To do.
Without the pictures, print the lines running from the beginning of the material to the line containing "from matplotlib import font_manager", both ends included.

Data section.
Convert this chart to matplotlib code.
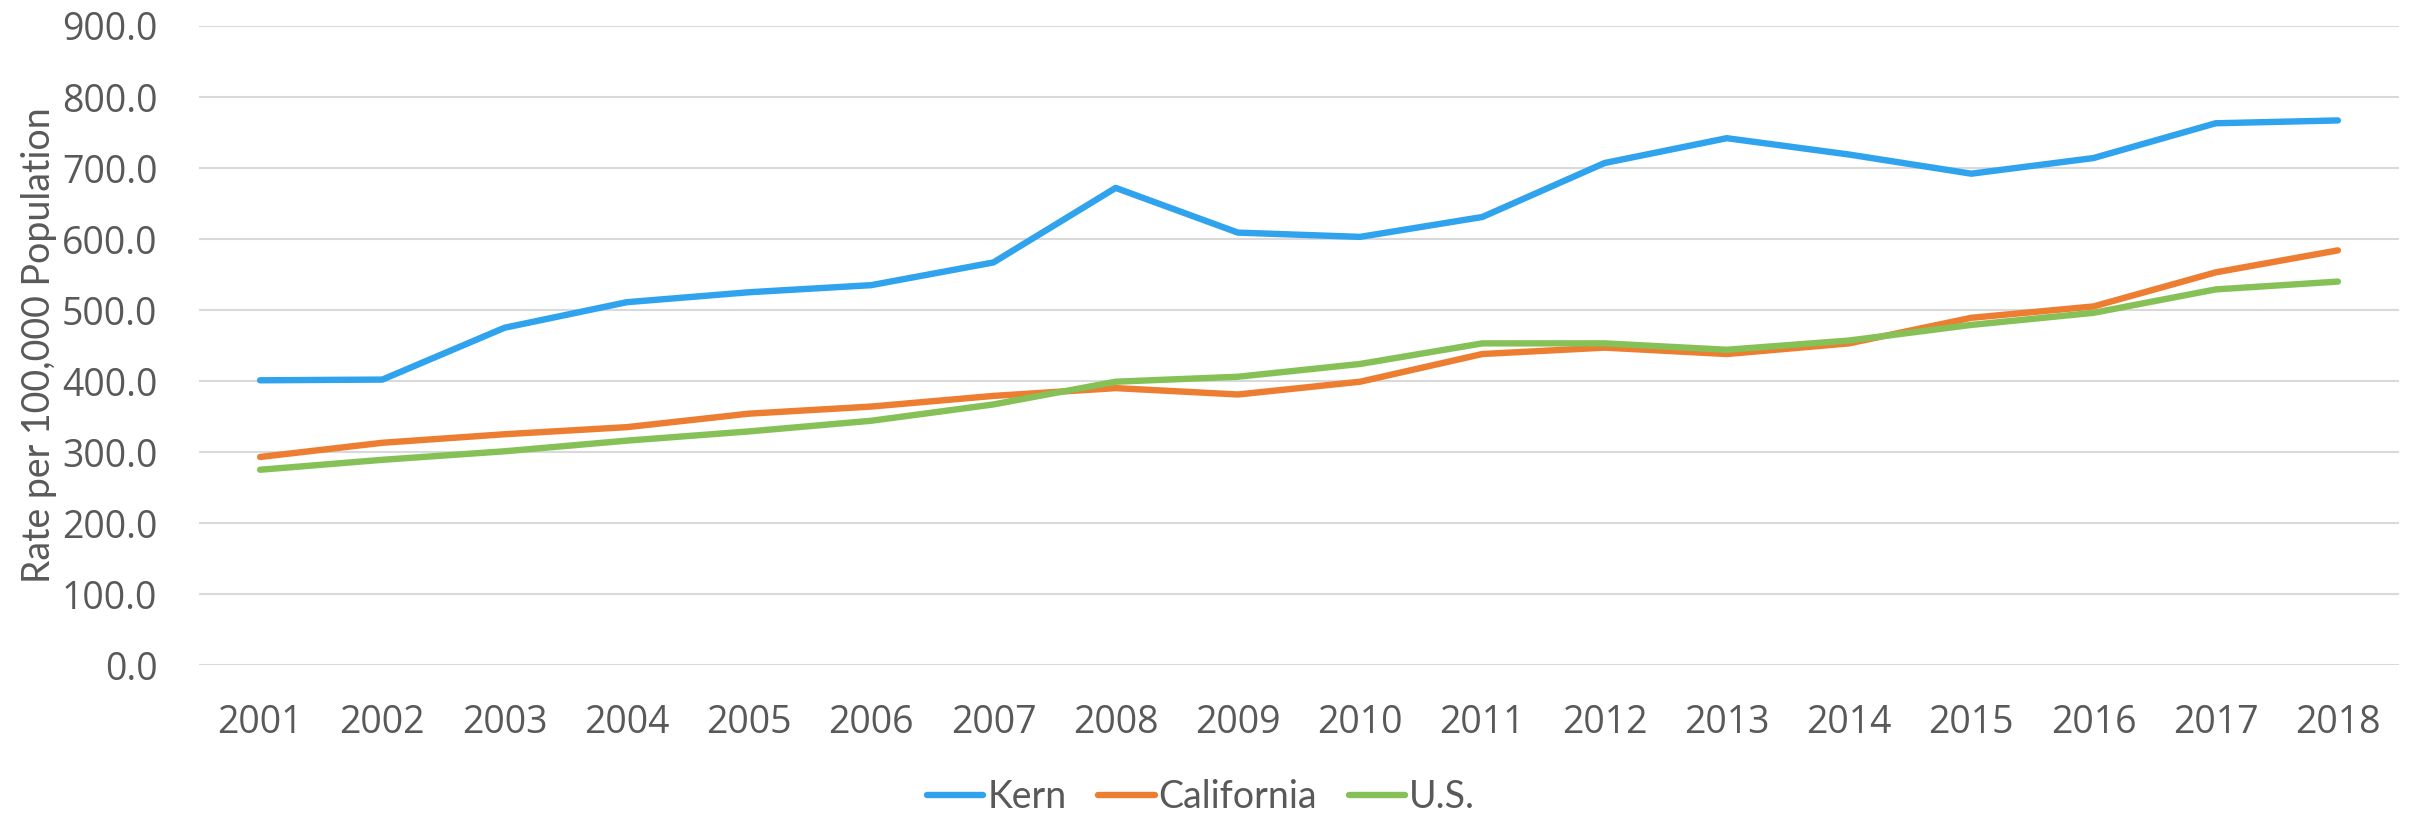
"""
Kern vs California vs U.S. rate chart
"""
import matplotlib
matplotlib.use('Agg')
import matplotlib.pyplot as plt
import matplotlib.transforms as mtransforms
from matplotlib import font_manager

# data
years = ['2001', '2002', '2003', '2004', '2005', '2006', '2007', '2008', '2009',
         '2010', '2011', '2012', '2013', '2014', '2015', '2016', '2017', '2018']
kern = [401, 402, 475, 511, 525, 535, 567, 672, 609,
        603, 631, 707, 742, 719, 692, 714, 763, 767]
california = [293, 313, 325, 335, 354, 364, 379, 390, 381,
              399, 438, 447, 438, 453, 489, 505, 553, 584]
us = [275, 289, 301, 316, 329, 344, 367, 399, 406,
      424, 453, 453, 444, 457, 479, 496, 529, 540]
y_ticks = [0, 100, 200, 300, 400, 500, 600, 700, 800, 900]

names = {f.name for f in font_manager.fontManager.ttflist}
tick_font = 'Open Sans' if 'Open Sans' in names else 'DejaVu Sans'
if 'Liberation Sans Narrow' in names:
    narrow_font = 'Liberation Sans Narrow'
elif 'Lato' in names:
    narrow_font = 'Lato'
else:
    narrow_font = 'DejaVu Sans'

TEXT = '#595959'
GRID = '#D9D9D9'

fig = plt.figure(figsize=(24.2, 8.13), dpi=100)
ax = fig.add_axes([199 / 2420, 1 - 665 / 813, 2200 / 2420, 639 / 813])

x = list(range(len(years)))
ax.plot(x, kern, color='#2FA3EE', lw=4.6, solid_capstyle='round', solid_joinstyle='round', label='Kern')
ax.plot(x, california, color='#ED7D31', lw=4.6, solid_capstyle='round', solid_joinstyle='round', label='California')
ax.plot(x, us, color='#86C157', lw=4.6, solid_capstyle='round', solid_joinstyle='round', label='U.S.')

ax.set_xlim(-0.5, len(years) - 0.5)
ax.set_ylim(0, 900)
ax.set_xticks(x)
ax.set_xticklabels(years)
ax.set_yticks(y_ticks)
ax.set_yticklabels([f'{v:.1f}' for v in y_ticks])

for lab in ax.get_xticklabels() + ax.get_yticklabels():
    lab.set_fontfamily(tick_font)
    lab.set_fontsize(27)
    lab.set_color(TEXT)
ax.tick_params(axis='both', length=0)
ax.tick_params(axis='x', pad=28)
ax.tick_params(axis='y', pad=30)

ax.grid(axis='y', color=GRID, lw=1.5)
ax.set_axisbelow(True)
for s in ax.spines.values():
    s.set_visible(False)

# y 라벨: x는 figure 좌표, y는 axes 좌표
ax.set_ylabel('Rate per 100,000 Population', fontfamily=narrow_font, fontsize=27, color=TEXT)
label_tr = mtransforms.blended_transform_factory(fig.transFigure, ax.transAxes)
ax.yaxis.set_label_coords(39 / 2420, 0.5, transform=label_tr)
ax.yaxis.label.set_verticalalignment('center')

leg = fig.legend(loc='center', bbox_to_anchor=(1201 / 2420, 1 - 797 / 813), ncol=3,
                 frameon=False, handlelength=1.5, handletextpad=0.1, columnspacing=0.85,
                 prop={'family': narrow_font, 'size': 27})
for t in leg.get_texts():
    t.set_color(TEXT)

fig.savefig('out.png', dpi=100)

Response to this task.
Convert this chart to matplotlib code.
"""
Kern vs California vs U.S. rate chart
"""
import matplotlib
matplotlib.use('Agg')
import matplotlib.pyplot as plt
import matplotlib.transforms as mtransforms
from matplotlib import font_manager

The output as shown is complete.